Go through the material and tally the lines containing the string "with". Give the total alone.

● **RAW DATA**:
⁂

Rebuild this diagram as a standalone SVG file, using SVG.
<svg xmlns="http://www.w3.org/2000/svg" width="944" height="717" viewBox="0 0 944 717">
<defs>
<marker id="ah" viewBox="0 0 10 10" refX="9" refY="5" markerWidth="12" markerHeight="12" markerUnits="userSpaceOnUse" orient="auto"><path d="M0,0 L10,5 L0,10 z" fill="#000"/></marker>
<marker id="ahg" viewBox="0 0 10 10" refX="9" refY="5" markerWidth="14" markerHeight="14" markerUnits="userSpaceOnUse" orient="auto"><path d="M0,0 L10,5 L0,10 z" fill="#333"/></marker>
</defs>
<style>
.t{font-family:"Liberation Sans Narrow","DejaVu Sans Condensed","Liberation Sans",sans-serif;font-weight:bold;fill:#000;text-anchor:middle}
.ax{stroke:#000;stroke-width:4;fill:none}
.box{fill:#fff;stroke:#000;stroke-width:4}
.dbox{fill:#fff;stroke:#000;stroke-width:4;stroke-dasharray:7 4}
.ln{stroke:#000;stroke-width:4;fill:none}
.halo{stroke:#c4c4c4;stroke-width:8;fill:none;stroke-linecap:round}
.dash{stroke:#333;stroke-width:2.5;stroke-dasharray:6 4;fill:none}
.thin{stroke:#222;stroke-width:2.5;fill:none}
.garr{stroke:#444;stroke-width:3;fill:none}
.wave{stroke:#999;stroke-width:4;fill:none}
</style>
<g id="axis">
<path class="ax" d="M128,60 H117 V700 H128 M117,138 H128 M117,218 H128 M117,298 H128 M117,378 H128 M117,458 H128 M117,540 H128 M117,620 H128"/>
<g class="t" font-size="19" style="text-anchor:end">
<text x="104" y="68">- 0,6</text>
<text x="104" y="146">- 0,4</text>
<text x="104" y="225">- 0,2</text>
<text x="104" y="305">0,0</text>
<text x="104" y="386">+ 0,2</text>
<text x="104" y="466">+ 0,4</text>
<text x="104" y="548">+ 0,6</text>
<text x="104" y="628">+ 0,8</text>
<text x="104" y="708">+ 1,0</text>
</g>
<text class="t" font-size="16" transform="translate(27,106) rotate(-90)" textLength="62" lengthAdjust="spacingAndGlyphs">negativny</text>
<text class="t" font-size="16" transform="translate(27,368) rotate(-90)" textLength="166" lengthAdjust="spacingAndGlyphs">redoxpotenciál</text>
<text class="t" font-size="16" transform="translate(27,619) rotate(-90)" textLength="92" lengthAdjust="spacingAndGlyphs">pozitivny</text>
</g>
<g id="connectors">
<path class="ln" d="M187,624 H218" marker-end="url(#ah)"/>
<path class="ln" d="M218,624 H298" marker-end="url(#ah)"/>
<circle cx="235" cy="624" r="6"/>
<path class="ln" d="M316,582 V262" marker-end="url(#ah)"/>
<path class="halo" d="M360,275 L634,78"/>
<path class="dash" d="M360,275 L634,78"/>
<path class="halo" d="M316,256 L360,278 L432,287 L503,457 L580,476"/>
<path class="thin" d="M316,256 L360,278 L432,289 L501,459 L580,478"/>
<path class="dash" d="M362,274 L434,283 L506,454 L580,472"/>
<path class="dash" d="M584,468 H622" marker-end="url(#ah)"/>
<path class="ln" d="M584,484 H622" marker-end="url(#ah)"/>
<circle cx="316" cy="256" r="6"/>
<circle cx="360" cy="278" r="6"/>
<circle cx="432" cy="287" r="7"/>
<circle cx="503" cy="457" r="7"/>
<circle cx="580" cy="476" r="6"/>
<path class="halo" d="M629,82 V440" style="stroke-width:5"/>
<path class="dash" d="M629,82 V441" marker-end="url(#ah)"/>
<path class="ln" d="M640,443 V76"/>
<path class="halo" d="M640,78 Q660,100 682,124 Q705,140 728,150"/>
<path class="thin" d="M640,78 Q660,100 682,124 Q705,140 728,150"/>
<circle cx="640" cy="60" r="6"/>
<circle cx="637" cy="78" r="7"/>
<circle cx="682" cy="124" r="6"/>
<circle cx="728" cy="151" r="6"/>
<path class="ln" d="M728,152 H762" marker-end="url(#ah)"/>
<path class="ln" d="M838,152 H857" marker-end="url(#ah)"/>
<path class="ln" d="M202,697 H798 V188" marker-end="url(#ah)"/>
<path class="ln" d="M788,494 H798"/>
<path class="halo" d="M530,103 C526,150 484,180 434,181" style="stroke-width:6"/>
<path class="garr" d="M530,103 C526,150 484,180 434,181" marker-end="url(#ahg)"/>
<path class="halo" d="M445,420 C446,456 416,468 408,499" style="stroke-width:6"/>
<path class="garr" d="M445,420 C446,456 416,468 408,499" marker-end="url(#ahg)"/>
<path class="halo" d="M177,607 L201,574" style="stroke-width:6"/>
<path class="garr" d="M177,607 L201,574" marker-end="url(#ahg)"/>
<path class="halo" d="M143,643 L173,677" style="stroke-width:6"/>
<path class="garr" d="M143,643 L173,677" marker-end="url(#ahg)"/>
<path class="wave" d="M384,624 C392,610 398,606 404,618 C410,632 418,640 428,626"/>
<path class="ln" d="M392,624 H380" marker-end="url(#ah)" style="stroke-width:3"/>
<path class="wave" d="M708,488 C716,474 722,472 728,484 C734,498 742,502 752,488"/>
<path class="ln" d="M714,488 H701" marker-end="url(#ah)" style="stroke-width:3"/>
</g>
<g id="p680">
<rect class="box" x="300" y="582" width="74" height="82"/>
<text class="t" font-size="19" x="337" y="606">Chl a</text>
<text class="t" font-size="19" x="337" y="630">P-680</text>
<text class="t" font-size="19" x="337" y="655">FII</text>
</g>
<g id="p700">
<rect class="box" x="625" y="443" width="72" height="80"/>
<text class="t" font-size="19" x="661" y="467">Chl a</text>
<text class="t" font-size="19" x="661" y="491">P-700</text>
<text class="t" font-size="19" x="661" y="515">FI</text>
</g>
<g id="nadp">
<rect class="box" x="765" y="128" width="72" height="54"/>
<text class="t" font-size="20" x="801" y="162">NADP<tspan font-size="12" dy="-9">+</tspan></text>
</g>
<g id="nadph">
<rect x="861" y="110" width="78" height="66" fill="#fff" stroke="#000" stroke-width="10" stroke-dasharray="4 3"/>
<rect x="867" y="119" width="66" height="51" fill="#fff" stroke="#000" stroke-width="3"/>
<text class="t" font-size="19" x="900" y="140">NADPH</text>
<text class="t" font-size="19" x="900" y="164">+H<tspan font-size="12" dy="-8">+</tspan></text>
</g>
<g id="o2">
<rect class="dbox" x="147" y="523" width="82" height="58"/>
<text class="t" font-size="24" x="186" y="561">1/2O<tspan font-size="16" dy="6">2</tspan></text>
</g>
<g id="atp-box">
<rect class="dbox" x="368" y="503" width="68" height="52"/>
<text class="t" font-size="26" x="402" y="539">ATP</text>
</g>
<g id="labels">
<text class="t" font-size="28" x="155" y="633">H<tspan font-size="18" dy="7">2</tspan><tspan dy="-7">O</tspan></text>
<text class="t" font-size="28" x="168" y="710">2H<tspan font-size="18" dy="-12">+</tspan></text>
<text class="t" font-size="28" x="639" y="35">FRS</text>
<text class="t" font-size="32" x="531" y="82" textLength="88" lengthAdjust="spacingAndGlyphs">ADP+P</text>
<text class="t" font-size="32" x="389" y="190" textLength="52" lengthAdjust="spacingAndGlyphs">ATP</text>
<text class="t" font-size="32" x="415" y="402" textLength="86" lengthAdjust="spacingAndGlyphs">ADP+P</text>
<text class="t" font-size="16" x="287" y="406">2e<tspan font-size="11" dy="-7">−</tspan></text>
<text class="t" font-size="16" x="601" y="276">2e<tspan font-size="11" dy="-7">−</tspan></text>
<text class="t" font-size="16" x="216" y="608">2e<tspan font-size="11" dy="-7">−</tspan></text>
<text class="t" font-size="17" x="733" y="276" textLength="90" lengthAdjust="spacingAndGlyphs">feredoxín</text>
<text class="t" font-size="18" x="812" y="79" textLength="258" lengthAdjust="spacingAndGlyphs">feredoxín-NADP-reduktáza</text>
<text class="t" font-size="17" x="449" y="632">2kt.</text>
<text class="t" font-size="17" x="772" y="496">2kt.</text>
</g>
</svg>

⁂

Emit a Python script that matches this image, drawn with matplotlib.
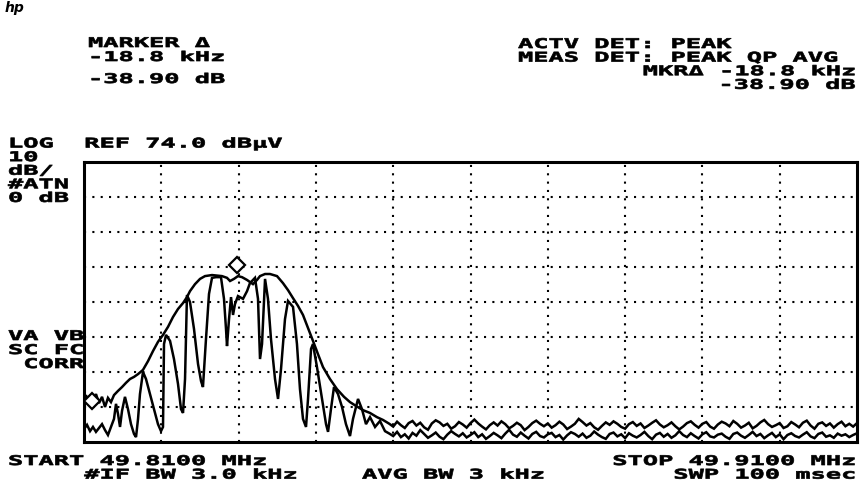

⁂

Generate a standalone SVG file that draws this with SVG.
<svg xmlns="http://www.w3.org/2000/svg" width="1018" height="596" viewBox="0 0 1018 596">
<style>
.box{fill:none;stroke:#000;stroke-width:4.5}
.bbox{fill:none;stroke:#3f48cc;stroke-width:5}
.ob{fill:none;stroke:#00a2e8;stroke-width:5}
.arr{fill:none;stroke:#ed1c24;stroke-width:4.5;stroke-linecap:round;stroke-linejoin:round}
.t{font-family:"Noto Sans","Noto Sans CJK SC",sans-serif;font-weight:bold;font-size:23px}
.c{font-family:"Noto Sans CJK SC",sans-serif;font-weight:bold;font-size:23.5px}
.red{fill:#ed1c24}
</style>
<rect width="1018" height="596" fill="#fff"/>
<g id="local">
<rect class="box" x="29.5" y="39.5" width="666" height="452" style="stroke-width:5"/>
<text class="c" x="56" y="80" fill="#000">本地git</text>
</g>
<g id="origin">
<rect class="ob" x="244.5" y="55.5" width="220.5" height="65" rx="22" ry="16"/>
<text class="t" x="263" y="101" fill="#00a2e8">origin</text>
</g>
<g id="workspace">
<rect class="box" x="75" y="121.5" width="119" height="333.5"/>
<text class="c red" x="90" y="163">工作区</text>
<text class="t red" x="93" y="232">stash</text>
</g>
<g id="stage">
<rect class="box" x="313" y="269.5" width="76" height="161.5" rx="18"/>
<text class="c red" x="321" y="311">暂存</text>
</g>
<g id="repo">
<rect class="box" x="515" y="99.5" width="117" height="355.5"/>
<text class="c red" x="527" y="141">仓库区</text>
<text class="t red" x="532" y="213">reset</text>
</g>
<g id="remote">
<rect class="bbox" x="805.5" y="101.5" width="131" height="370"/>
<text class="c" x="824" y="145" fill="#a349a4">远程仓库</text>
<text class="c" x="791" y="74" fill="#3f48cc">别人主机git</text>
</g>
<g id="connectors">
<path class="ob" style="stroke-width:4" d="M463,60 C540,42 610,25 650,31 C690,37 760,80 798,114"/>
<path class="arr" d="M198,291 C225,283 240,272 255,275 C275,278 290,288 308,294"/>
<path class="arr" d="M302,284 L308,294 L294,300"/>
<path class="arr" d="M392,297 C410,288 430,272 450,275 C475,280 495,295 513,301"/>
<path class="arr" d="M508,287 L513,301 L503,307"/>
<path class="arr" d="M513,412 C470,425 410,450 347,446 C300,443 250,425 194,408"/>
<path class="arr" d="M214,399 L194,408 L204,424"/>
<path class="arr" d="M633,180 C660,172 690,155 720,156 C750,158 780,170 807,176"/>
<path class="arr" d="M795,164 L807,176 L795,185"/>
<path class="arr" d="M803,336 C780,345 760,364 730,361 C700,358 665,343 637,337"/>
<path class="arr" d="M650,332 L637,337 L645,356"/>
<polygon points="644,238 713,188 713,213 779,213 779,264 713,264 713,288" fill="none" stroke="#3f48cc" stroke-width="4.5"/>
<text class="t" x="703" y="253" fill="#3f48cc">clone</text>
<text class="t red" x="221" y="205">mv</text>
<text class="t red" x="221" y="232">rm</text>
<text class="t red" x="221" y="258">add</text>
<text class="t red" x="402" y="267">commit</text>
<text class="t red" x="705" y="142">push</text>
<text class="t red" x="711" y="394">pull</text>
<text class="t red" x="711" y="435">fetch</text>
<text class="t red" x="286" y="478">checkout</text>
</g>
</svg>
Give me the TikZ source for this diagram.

⁂

● **RESPONSE BELOW**:
2